- [YOUR TASK]
Write out the listing below without alteration, omitting its pictures.

---

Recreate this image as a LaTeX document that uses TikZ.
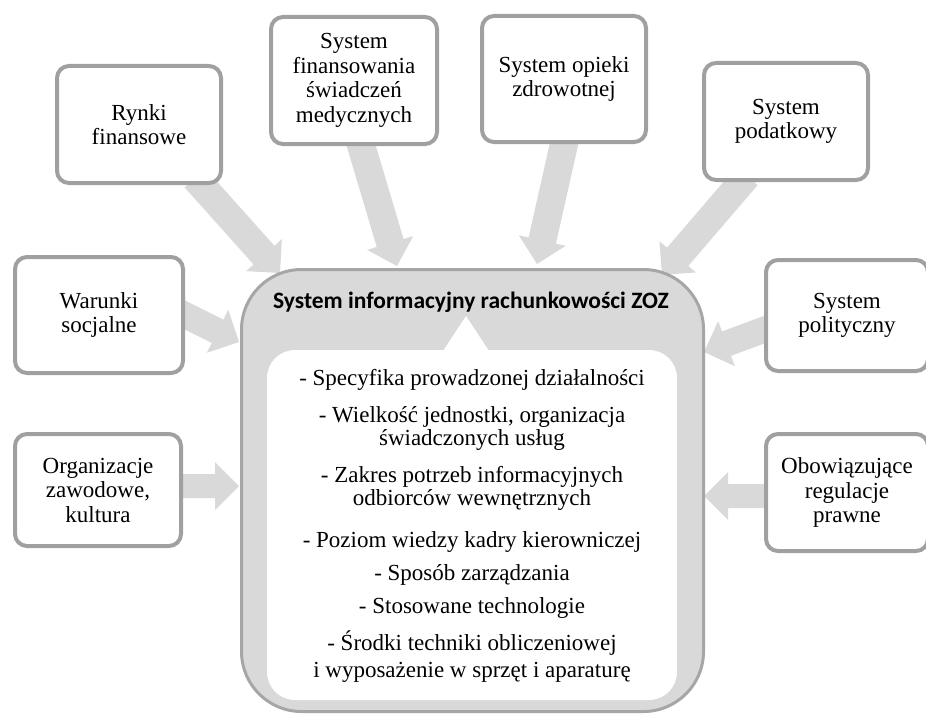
\documentclass[tikz,border=0pt]{standalone}
\usepackage{fontspec}
\setmainfont{Liberation Serif}
\newfontfamily\titlefont{Carlito}
\usetikzlibrary{calc}
\definecolor{arrgray}{HTML}{D9D9D9}
\definecolor{boxline}{HTML}{A0A0A0}
\definecolor{outerline}{HTML}{A6A6A6}
\definecolor{outerfill}{HTML}{D9D9D9}
% #1 start, #2 tip, #3 half shaft width
\newcommand\blockarrow[3]{%
  \fill[arrgray] let \p1=(#1), \p2=(#2), \n1={atan2(\y2-\y1,\x2-\x1)} in
    ($(\p1)+({\n1+90}:#3pt)$)
    -- ($(\p2)+({\n1+180}:24pt)+({\n1+90}:#3pt)$)
    -- ($(\p2)+({\n1+180}:24pt)+({\n1+90}:24pt)$)
    -- (\p2)
    -- ($(\p2)+({\n1+180}:24pt)+({\n1-90}:24pt)$)
    -- ($(\p2)+({\n1+180}:24pt)+({\n1-90}:#3pt)$)
    -- ($(\p1)+({\n1-90}:#3pt)$) -- cycle;}
\tikzset{
  sbox/.style={draw=boxline, line width=4pt, fill=white, rounded corners=12pt,
    align=center, inner sep=0pt, text=black,
    font=\fontsize{23}{24.5}\selectfont},
  item/.style={align=center, inner sep=0pt, text=black,
    font=\fontsize{23}{23.5}\selectfont},
}
\begin{document}
\begin{tikzpicture}[x=1pt,y=-1pt]
\useasboundingbox (0,0) rectangle (926,717);
\clip (0,0) rectangle (926,717);
\fill[white] (0,0) rectangle (926,717);
% arrow end points
\coordinate (s1) at (195,178); \coordinate (t1) at (280,273);
\coordinate (s2) at (358,135); \coordinate (t2) at (397,266);
\coordinate (s3) at (566,135); \coordinate (t3) at (537,264);
\coordinate (s4) at (747,176); \coordinate (t4) at (662,275);
\coordinate (s5) at (175,310); \coordinate (t5) at (239,342);
\coordinate (s6) at (774,326); \coordinate (t6) at (704,352);
\coordinate (s7) at (175,486); \coordinate (t7) at (239,486);
\coordinate (s8) at (774,496); \coordinate (t8) at (704,496);
\blockarrow{s1}{t1}{14}
\blockarrow{s2}{t2}{14}
\blockarrow{s3}{t3}{14}
\blockarrow{s4}{t4}{14}
\blockarrow{s5}{t5}{13}
\blockarrow{s6}{t6}{13}
\blockarrow{s7}{t7}{12}
\blockarrow{s8}{t8}{12}
% small boxes
\node[sbox, minimum width=164pt, minimum height=117pt] (rynki) at (139,124.5) {Rynki\\finansowe};
\node[sbox, minimum width=166pt, minimum height=127pt] (finans) at (354,80.5) {System\\finansowania\\świadczeń\\medycznych};
\node[sbox, minimum width=164pt, minimum height=126pt] (opieki) at (564,79) {System opieki\\zdrowotnej};
\node[sbox, minimum width=164pt, minimum height=117pt] (podat) at (786,121.5) {System\\podatkowy};
\node[sbox, minimum width=168pt, minimum height=116pt] (warunki) at (99,315) {Warunki\\socjalne};
\node[sbox, minimum width=162pt, minimum height=111pt] (polit) at (847,315.5) {System\\polityczny};
\node[sbox, minimum width=166pt, minimum height=112pt] (organ) at (98,490) {Organizacje\\zawodowe,\\kultura};
\node[sbox, minimum width=162pt, minimum height=117pt] (obow) at (847,492.5) {Obowiązujące\\regulacje\\prawne};
% central box
\node[draw=outerline, line width=3pt, fill=outerfill, rounded corners=60pt,
  minimum width=462pt, minimum height=442pt, inner sep=0pt] (outer) at (472.5,490.5) {};
\node[fill=white, rounded corners=28pt, minimum width=410pt, minimum height=350pt,
  inner sep=0pt] (inner) at (472,525) {};
\fill[white] (443,351) -- (466,316) -- (489,351) -- cycle;
\node[inner sep=0pt, text=black, font=\titlefont\bfseries\fontsize{23.5}{24}\selectfont] (title) at (471,302) {System informacyjny rachunkowości ZOZ};
% items
\node[item] (i1) at (472,380) {- Specyfika prowadzonej działalności};
\node[item] (i2) at (472,428.5) {- Wielkość jednostki, organizacja\\świadczonych usług};
\node[item] (i3) at (472,488.5) {- Zakres potrzeb informacyjnych\\odbiorców wewnętrznych};
\node[item] (i4) at (472,542) {- Poziom wiedzy kadry kierowniczej};
\node[item] (i5) at (472,575) {- Sposób zarządzania};
\node[item] (i6) at (472,608) {- Stosowane technologie};
\node[item, font=\fontsize{23}{26.5}\selectfont] (i7) at (472,656.5) {- Środki techniki obliczeniowej\\i wyposażenie w sprzęt i aparaturę};
\end{tikzpicture}
\end{document}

---

- [EXERCISE RESULT]
Recreate this image as a LaTeX document that uses TikZ.
\documentclass[tikz,border=0pt]{standalone}
\usepackage{fontspec}
\setmainfont{Liberation Serif}
\newfontfamily\titlefont{Carlito}
\usetikzlibrary{calc}
\definecolor{arrgray}{HTML}{D9D9D9}
\definecolor{boxline}{HTML}{A0A0A0}
\definecolor{outerline}{HTML}{A6A6A6}
\definecolor{outerfill}{HTML}{D9D9D9}
% #1 start, #2 tip, #3 half shaft width
\newcommand\blockarrow[3]{%
  \fill[arrgray] let \p1=(#1), \p2=(#2), \n1={atan2(\y2-\y1,\x2-\x1)} in
    ($(\p1)+({\n1+90}:#3pt)$)
    -- ($(\p2)+({\n1+180}:24pt)+({\n1+90}:#3pt)$)
    -- ($(\p2)+({\n1+180}:24pt)+({\n1+90}:24pt)$)
    -- (\p2)
    -- ($(\p2)+({\n1+180}:24pt)+({\n1-90}:24pt)$)
    -- ($(\p2)+({\n1+180}:24pt)+({\n1-90}:#3pt)$)
    -- ($(\p1)+({\n1-90}:#3pt)$) -- cycle;}
\tikzset{
  sbox/.style={draw=boxline, line width=4pt, fill=white, rounded corners=12pt,
    align=center, inner sep=0pt, text=black,
    font=\fontsize{23}{24.5}\selectfont},
  item/.style={align=center, inner sep=0pt, text=black,
    font=\fontsize{23}{23.5}\selectfont},
}
\begin{document}
\begin{tikzpicture}[x=1pt,y=-1pt]
\useasboundingbox (0,0) rectangle (926,717);
\clip (0,0) rectangle (926,717);
\fill[white] (0,0) rectangle (926,717);
% arrow end points
\coordinate (s1) at (195,178); \coordinate (t1) at (280,273);
\coordinate (s2) at (358,135); \coordinate (t2) at (397,266);
\coordinate (s3) at (566,135); \coordinate (t3) at (537,264);
\coordinate (s4) at (747,176); \coordinate (t4) at (662,275);
\coordinate (s5) at (175,310); \coordinate (t5) at (239,342);
\coordinate (s6) at (774,326); \coordinate (t6) at (704,352);
\coordinate (s7) at (175,486); \coordinate (t7) at (239,486);
\coordinate (s8) at (774,496); \coordinate (t8) at (704,496);
\blockarrow{s1}{t1}{14}
\blockarrow{s2}{t2}{14}
\blockarrow{s3}{t3}{14}
\blockarrow{s4}{t4}{14}
\blockarrow{s5}{t5}{13}
\blockarrow{s6}{t6}{13}
\blockarrow{s7}{t7}{12}
\blockarrow{s8}{t8}{12}
% small boxes
\node[sbox, minimum width=164pt, minimum height=117pt] (rynki) at (139,124.5) {Rynki\\finansowe};
\node[sbox, minimum width=166pt, minimum height=127pt] (finans) at (354,80.5) {System\\finansowania\\świadczeń\\medycznych};
\node[sbox, minimum width=164pt, minimum height=126pt] (opieki) at (564,79) {System opieki\\zdrowotnej};
\node[sbox, minimum width=164pt, minimum height=117pt] (podat) at (786,121.5) {System\\podatkowy};
\node[sbox, minimum width=168pt, minimum height=116pt] (warunki) at (99,315) {Warunki\\socjalne};
\node[sbox, minimum width=162pt, minimum height=111pt] (polit) at (847,315.5) {System\\polityczny};
\node[sbox, minimum width=166pt, minimum height=112pt] (organ) at (98,490) {Organizacje\\zawodowe,\\kultura};
\node[sbox, minimum width=162pt, minimum height=117pt] (obow) at (847,492.5) {Obowiązujące\\regulacje\\prawne};
% central box
\node[draw=outerline, line width=3pt, fill=outerfill, rounded corners=60pt,
  minimum width=462pt, minimum height=442pt, inner sep=0pt] (outer) at (472.5,490.5) {};
\node[fill=white, rounded corners=28pt, minimum width=410pt, minimum height=350pt,
  inner sep=0pt] (inner) at (472,525) {};
\fill[white] (443,351) -- (466,316) -- (489,351) -- cycle;
\node[inner sep=0pt, text=black, font=\titlefont\bfseries\fontsize{23.5}{24}\selectfont] (title) at (471,302) {System informacyjny rachunkowości ZOZ};
% items
\node[item] (i1) at (472,380) {- Specyfika prowadzonej działalności};
\node[item] (i2) at (472,428.5) {- Wielkość jednostki, organizacja\\świadczonych usług};
\node[item] (i3) at (472,488.5) {- Zakres potrzeb informacyjnych\\odbiorców wewnętrznych};
\node[item] (i4) at (472,542) {- Poziom wiedzy kadry kierowniczej};
\node[item] (i5) at (472,575) {- Sposób zarządzania};
\node[item] (i6) at (472,608) {- Stosowane technologie};
\node[item, font=\fontsize{23}{26.5}\selectfont] (i7) at (472,656.5) {- Środki techniki obliczeniowej\\i wyposażenie w sprzęt i aparaturę};
\end{tikzpicture}
\end{document}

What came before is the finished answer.